After a 0.7 percent expansion in the second quarter, economists in a Bloomberg survey anticipate just 0.3 percent growth in the three months since the vote to leave the EU.
While that is far from the recession that some warned the referendum would trigger, it would still be just half the average quarterly pace over the past four years.
The data is the first official indicator of how the economy as a whole has fared in the aftermath of Britain’s decision to divorce from its biggest trading partner. Surveys and data on consumer confidence and services, the biggest part of the economy, have held up after an initial post-vote dip. Still, the pound has slumped 18 percent since the vote and uncertainty about any new EU trading relationship might weaken business investment.

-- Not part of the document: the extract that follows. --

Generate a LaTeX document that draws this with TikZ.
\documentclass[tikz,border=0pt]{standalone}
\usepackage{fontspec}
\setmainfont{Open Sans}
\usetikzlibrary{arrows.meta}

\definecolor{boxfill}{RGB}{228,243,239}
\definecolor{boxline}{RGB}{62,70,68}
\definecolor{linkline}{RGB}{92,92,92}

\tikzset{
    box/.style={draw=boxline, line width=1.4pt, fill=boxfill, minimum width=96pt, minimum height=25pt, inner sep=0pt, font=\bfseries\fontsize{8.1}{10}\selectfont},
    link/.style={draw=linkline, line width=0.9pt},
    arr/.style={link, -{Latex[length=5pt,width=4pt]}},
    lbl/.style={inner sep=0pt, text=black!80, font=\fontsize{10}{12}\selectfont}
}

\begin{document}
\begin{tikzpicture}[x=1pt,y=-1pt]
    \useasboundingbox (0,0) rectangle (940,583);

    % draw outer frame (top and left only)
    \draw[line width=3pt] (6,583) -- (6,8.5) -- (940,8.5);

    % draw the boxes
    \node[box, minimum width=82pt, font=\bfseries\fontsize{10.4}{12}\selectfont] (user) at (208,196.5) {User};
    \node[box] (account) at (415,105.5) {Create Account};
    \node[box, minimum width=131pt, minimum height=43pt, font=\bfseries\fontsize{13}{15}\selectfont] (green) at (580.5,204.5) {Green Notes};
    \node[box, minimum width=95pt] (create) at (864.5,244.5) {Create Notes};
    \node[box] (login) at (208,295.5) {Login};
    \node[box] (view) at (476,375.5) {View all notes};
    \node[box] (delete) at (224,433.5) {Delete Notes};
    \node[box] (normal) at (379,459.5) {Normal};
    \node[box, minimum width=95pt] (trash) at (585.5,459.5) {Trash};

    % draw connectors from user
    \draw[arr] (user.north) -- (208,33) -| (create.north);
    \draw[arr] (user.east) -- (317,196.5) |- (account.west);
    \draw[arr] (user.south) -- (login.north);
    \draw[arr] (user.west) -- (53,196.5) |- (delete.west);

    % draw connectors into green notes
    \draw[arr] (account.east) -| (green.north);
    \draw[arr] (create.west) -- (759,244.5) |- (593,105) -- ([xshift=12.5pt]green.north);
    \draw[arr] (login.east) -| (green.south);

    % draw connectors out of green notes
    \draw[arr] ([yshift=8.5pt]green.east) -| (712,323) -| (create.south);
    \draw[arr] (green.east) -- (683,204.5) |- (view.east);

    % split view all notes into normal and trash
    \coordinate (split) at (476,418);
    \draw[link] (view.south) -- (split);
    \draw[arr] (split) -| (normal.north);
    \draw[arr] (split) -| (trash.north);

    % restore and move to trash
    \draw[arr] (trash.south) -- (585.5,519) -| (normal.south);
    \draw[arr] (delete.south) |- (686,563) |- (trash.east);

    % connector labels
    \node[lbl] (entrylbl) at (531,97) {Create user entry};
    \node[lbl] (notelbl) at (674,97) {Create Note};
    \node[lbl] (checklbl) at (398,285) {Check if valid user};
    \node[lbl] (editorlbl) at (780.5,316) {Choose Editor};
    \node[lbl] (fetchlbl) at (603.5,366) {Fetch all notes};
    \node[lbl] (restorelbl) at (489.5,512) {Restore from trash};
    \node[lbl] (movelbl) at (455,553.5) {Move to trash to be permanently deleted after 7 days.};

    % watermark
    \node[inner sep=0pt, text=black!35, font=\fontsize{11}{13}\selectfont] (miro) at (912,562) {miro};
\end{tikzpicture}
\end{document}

“There are still challenges ahead, let’s not get too carried away, but certainly it’s a decent start,” Investec economist Victoria Clarke said. “From a position where we could have seen a huge shock to sentiment and a much bigger hit to services sector, it will be a decent performance.”
The report from the statistics office is to be published on Thursday as Bank of England (BOE) Governor Mark Carney and fellow officials are to begin discussing new forecasts before announcing their interest-rate decision on Thursday next week.
They cut rates to a fresh low in August and restarted bond buying as a defense against the Brexit vote, and some have questioned whether the stimulus was needed in light of the rosier-than-anticipated outlook.
That issue might come up tomorrow, when Carney is to be questioned by lawmakers in the upper house of British parliament on the BOE’s response to Brexit.
Among the topics the House of Lords Economic Affairs Committee said it would address is whether the governor “misjudged” the impact.
“There is probably a reasonable chance still of another cut in interest rates over the coming months,” Capital Economics economist Ruth Gregory said. “Although we can take some comfort in the resilience of recent data, the economy is clearly not out of the woods yet.”
Data in the past month indicate that both industrial production and construction might have declined in the third quarter, leaving services to drive growth.
Budget numbers on Friday last week showed Britain is on course to borrow billions of pounds more than planned this year, leaving Chancellor of the Exchequer Philip Hammond with little wriggle room on fiscal stimulus.